===== Available data
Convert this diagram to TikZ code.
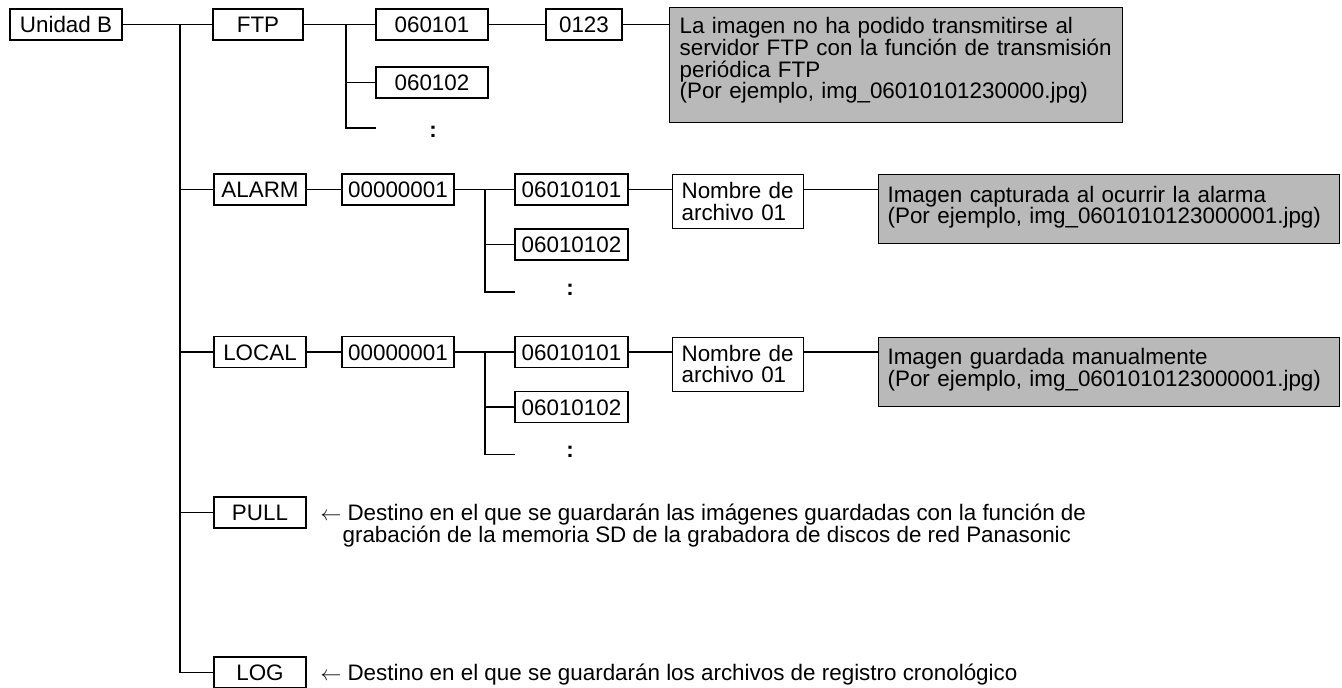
\documentclass[tikz,border=0pt]{standalone}
\usepackage{fontspec}
\setmainfont{Liberation Sans}
\definecolor{boxgray}{RGB}{185,185,185}
\newcommand\fsz{\fontsize{22.4}{21.7}\selectfont}
\newcommand\dep[1]{\rule[-#1pt]{0pt}{#1pt}}
\begin{document}
\begin{tikzpicture}[x=1pt,y=-1pt,line width=1.2pt,
  box/.style={draw,inner sep=0pt,minimum height=31pt,text height=16pt,text depth=0pt,font=\fsz},
  mbox/.style={draw,anchor=north west,inner ysep=0pt,align=left,font=\fsz},
  gbox/.style={mbox,fill=boxgray},
  dots/.style={anchor=base,inner sep=0pt,font=\fsz\bfseries},
  note/.style={anchor=base west,inner sep=0pt,font=\fsz}]
\useasboundingbox (0,0) rectangle (1342,688);
% level 0 / 1
\node[box,minimum width=112pt] (ub) at (66,24.5) {Unidad B};
\node[box,minimum width=90pt] (ftp) at (258,24.5) {FTP};
\node[box,minimum width=92pt] (alarm) at (260,189.5) {ALARM};
\node[box,minimum width=92pt] (local) at (260,352) {LOCAL};
\node[box,minimum width=92pt] (pull) at (260,512.5) {PULL};
\node[box,minimum width=92pt] (log) at (260,672.5) {LOG};
\coordinate (tr) at (180,24.5);
\draw (ub) -- (ftp);
\draw (tr) |- (log.west);
\draw (alarm.west) -- (alarm.west -| tr);
\draw (local.west) -- (local.west -| tr);
\draw (pull.west) -- (pull.west -| tr);
% FTP branch
\node[box,minimum width=112pt] (f1) at (432,24.5) {060101};
\node[box,minimum width=112pt] (f2) at (432,82.5) {060102};
\node[dots] (fc) at (433,137) {:};
\node[box,minimum width=76pt] (f3) at (584,24.5) {0123};
\node[gbox,text width=433pt,inner xsep=10pt,minimum height=115pt] (fg) at (669,7)
  {La imagen no ha podido transmitirse al\\servidor FTP con la función de transmisión\\periódica FTP\\(Por ejemplo, img\_06010101230000.jpg)\dep{14}};
\coordinate (fb) at (346,24.5);
\coordinate (fe) at (376,128);
\draw (ftp) -- (f1);
\draw (fb) |- (fe);
\draw (f2.west) -- (f2.west -| fb);
\draw (f1) -- (f3);
\draw (f3.east) -- (f3.east -| fg.west);
% ALARM branch
\node[box,minimum width=112pt] (a0) at (398,189.5) {00000001};
\node[box,minimum width=113pt] (a1) at (571.5,189.5) {06010101};
\node[box,minimum width=113pt] (a2) at (571.5,244.5) {06010102};
\node[dots] (ac) at (570,295) {:};
\node[mbox,text width=113pt,inner xsep=9pt,minimum height=54pt] (an) at (672,174) {Nombre de\\archivo 01};
\node[gbox,text width=443pt,inner xsep=9pt,minimum height=69pt] (ag) at (878,174)
  {Imagen capturada al ocurrir la alarma\\(Por ejemplo, img\_0601010123000001.jpg)\dep{8.5}};
\coordinate (ab) at (485,189.5);
\coordinate (ae) at (515,292);
\draw (alarm) -- (a0);
\draw (a0) -- (a1);
\draw (ab) |- (ae);
\draw (a2.west) -- (a2.west -| ab);
\draw (a1.east) -- (a1.east -| an.west);
\draw (an.east |- a1.east) -- (a1.east -| ag.west);
% LOCAL branch
\node[box,minimum width=112pt] (l0) at (398,352) {00000001};
\node[box,minimum width=113pt] (l1) at (571.5,352) {06010101};
\node[box,minimum width=113pt] (l2) at (571.5,407) {06010102};
\node[dots] (lc) at (570,457.5) {:};
\node[mbox,text width=113pt,inner xsep=9pt,minimum height=54pt] (ln) at (672,336.5) {Nombre de\\archivo 01};
\node[gbox,text width=443pt,inner xsep=9pt,minimum height=69pt] (lg) at (878,336.5)
  {Imagen guardada manualmente\\(Por ejemplo, img\_0601010123000001.jpg)\dep{8.5}};
\coordinate (lb) at (485,352);
\coordinate (le) at (515,454.5);
\draw (local) -- (l0);
\draw (l0) -- (l1);
\draw (lb) |- (le);
\draw (l2.west) -- (l2.west -| lb);
\draw (l1.east) -- (l1.east -| ln.west);
\draw (ln.east |- l1.east) -- (l1.east -| lg.west);
% notes
\node[note] (pt1) at (320,520) {$\leftarrow$ Destino en el que se guardarán las imágenes guardadas con la función de};
\node[note] (pt2) at (342,542) {grabación de la memoria SD de la grabadora de discos de red Panasonic};
\node[note] (lt) at (320,680.5) {$\leftarrow$ Destino en el que se guardarán los archivos de registro cronológico};
\end{tikzpicture}
\end{document}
==========
■ **Problem statement**:
Would you return the data exactly as written, without the pictures?

■ **Response**:
Convert this diagram to TikZ code.
\documentclass[tikz,border=0pt]{standalone}
\usepackage{fontspec}
\setmainfont{Liberation Sans}
\definecolor{boxgray}{RGB}{185,185,185}
\newcommand\fsz{\fontsize{22.4}{21.7}\selectfont}
\newcommand\dep[1]{\rule[-#1pt]{0pt}{#1pt}}
\begin{document}
\begin{tikzpicture}[x=1pt,y=-1pt,line width=1.2pt,
  box/.style={draw,inner sep=0pt,minimum height=31pt,text height=16pt,text depth=0pt,font=\fsz},
  mbox/.style={draw,anchor=north west,inner ysep=0pt,align=left,font=\fsz},
  gbox/.style={mbox,fill=boxgray},
  dots/.style={anchor=base,inner sep=0pt,font=\fsz\bfseries},
  note/.style={anchor=base west,inner sep=0pt,font=\fsz}]
\useasboundingbox (0,0) rectangle (1342,688);
% level 0 / 1
\node[box,minimum width=112pt] (ub) at (66,24.5) {Unidad B};
\node[box,minimum width=90pt] (ftp) at (258,24.5) {FTP};
\node[box,minimum width=92pt] (alarm) at (260,189.5) {ALARM};
\node[box,minimum width=92pt] (local) at (260,352) {LOCAL};
\node[box,minimum width=92pt] (pull) at (260,512.5) {PULL};
\node[box,minimum width=92pt] (log) at (260,672.5) {LOG};
\coordinate (tr) at (180,24.5);
\draw (ub) -- (ftp);
\draw (tr) |- (log.west);
\draw (alarm.west) -- (alarm.west -| tr);
\draw (local.west) -- (local.west -| tr);
\draw (pull.west) -- (pull.west -| tr);
% FTP branch
\node[box,minimum width=112pt] (f1) at (432,24.5) {060101};
\node[box,minimum width=112pt] (f2) at (432,82.5) {060102};
\node[dots] (fc) at (433,137) {:};
\node[box,minimum width=76pt] (f3) at (584,24.5) {0123};
\node[gbox,text width=433pt,inner xsep=10pt,minimum height=115pt] (fg) at (669,7)
  {La imagen no ha podido transmitirse al\\servidor FTP con la función de transmisión\\periódica FTP\\(Por ejemplo, img\_06010101230000.jpg)\dep{14}};
\coordinate (fb) at (346,24.5);
\coordinate (fe) at (376,128);
\draw (ftp) -- (f1);
\draw (fb) |- (fe);
\draw (f2.west) -- (f2.west -| fb);
\draw (f1) -- (f3);
\draw (f3.east) -- (f3.east -| fg.west);
% ALARM branch
\node[box,minimum width=112pt] (a0) at (398,189.5) {00000001};
\node[box,minimum width=113pt] (a1) at (571.5,189.5) {06010101};
\node[box,minimum width=113pt] (a2) at (571.5,244.5) {06010102};
\node[dots] (ac) at (570,295) {:};
\node[mbox,text width=113pt,inner xsep=9pt,minimum height=54pt] (an) at (672,174) {Nombre de\\archivo 01};
\node[gbox,text width=443pt,inner xsep=9pt,minimum height=69pt] (ag) at (878,174)
  {Imagen capturada al ocurrir la alarma\\(Por ejemplo, img\_0601010123000001.jpg)\dep{8.5}};
\coordinate (ab) at (485,189.5);
\coordinate (ae) at (515,292);
\draw (alarm) -- (a0);
\draw (a0) -- (a1);
\draw (ab) |- (ae);
\draw (a2.west) -- (a2.west -| ab);
\draw (a1.east) -- (a1.east -| an.west);
\draw (an.east |- a1.east) -- (a1.east -| ag.west);
% LOCAL branch
\node[box,minimum width=112pt] (l0) at (398,352) {00000001};
\node[box,minimum width=113pt] (l1) at (571.5,352) {06010101};
\node[box,minimum width=113pt] (l2) at (571.5,407) {06010102};
\node[dots] (lc) at (570,457.5) {:};
\node[mbox,text width=113pt,inner xsep=9pt,minimum height=54pt] (ln) at (672,336.5) {Nombre de\\archivo 01};
\node[gbox,text width=443pt,inner xsep=9pt,minimum height=69pt] (lg) at (878,336.5)
  {Imagen guardada manualmente\\(Por ejemplo, img\_0601010123000001.jpg)\dep{8.5}};
\coordinate (lb) at (485,352);
\coordinate (le) at (515,454.5);
\draw (local) -- (l0);
\draw (l0) -- (l1);
\draw (lb) |- (le);
\draw (l2.west) -- (l2.west -| lb);
\draw (l1.east) -- (l1.east -| ln.west);
\draw (ln.east |- l1.east) -- (l1.east -| lg.west);
% notes
\node[note] (pt1) at (320,520) {$\leftarrow$ Destino en el que se guardarán las imágenes guardadas con la función de};
\node[note] (pt2) at (342,542) {grabación de la memoria SD de la grabadora de discos de red Panasonic};
\node[note] (lt) at (320,680.5) {$\leftarrow$ Destino en el que se guardarán los archivos de registro cronológico};
\end{tikzpicture}
\end{document}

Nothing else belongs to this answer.